Fil Lorenz (third from right) and his Little Big Band (photograph by Linda Dembo)
Yesterday evening I made my first visit to the free Union Square Live concerts. The group performing was the Fil Lorenz Little Big Band, which amounts to a “chamber version” (one player per instrument) of the classic big bands that provided a major source of entertainment and music for dancing during the Thirties. Lorenz led the group from the alto saxophone chair, joined by Danny Brown on tenor saxophone. The “brass section” consisted entirely of Mike Olmos on trumpet and Paul Lennik on trombone. Rhythm was provided by Mike Hennings on drum kit, Larry Dunlap on keyboard, and Andrew Riggin on bass. Three of the selection in the first set featured vocalist Natalie Smith.
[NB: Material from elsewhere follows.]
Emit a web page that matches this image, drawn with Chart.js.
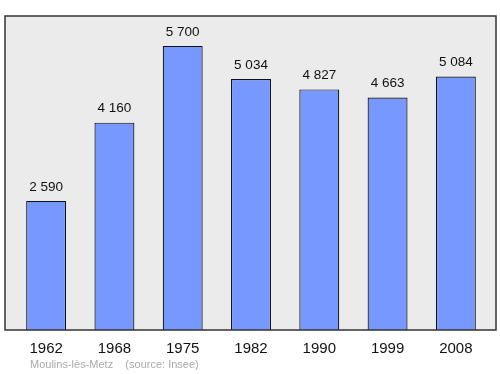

The band’s book reached back to swing classics associated with groups led by the likes of Benny Goodman and Harry James but advanced forward to the Ray Charles repertoire. Indeed, one of the earliest selections in the set was Don Gibson’s “I Can’t Stop Loving You;” but the band’s style came closer to memories of the Thirties than it did to Marty Patch’s arrangement for Charles. (Another nod to Charles came near the end of the set with Rudolph Toombs’ “One Mint Julep,” which Charles sang in a “real” big band arrangement by Quincy Jones.)
The real spirit of the Thirties came into full gear, however, at the end of the set with Harry James’ “James Session.” James himself could have been looking down from Heaven upon all of the inventive energy that Olmos brought to his solo trumpet work, not to mention the stratospheric heights of his pitch range toward the end of that solo. For that matter, Hennings had no trouble channeling Buddy Rich in the extended drum solo he took about midway through the piece.
To be fair, however, the band itself was only half the show. There was a generous space between the bandstand and the front row of the audience to serve as a dance floor. It did not take long for that space to fill up with about a dozen couples, all of whom were right at home with the swing dance moves for which those Thirties bands provided the music. There was also an impressive amount of partner-changing, which led me to ask one of the dancers if they were all part of some club. He smiled and said, “It look’s that way, doesn’t it? I would say about 60% of the people dancing know each other.”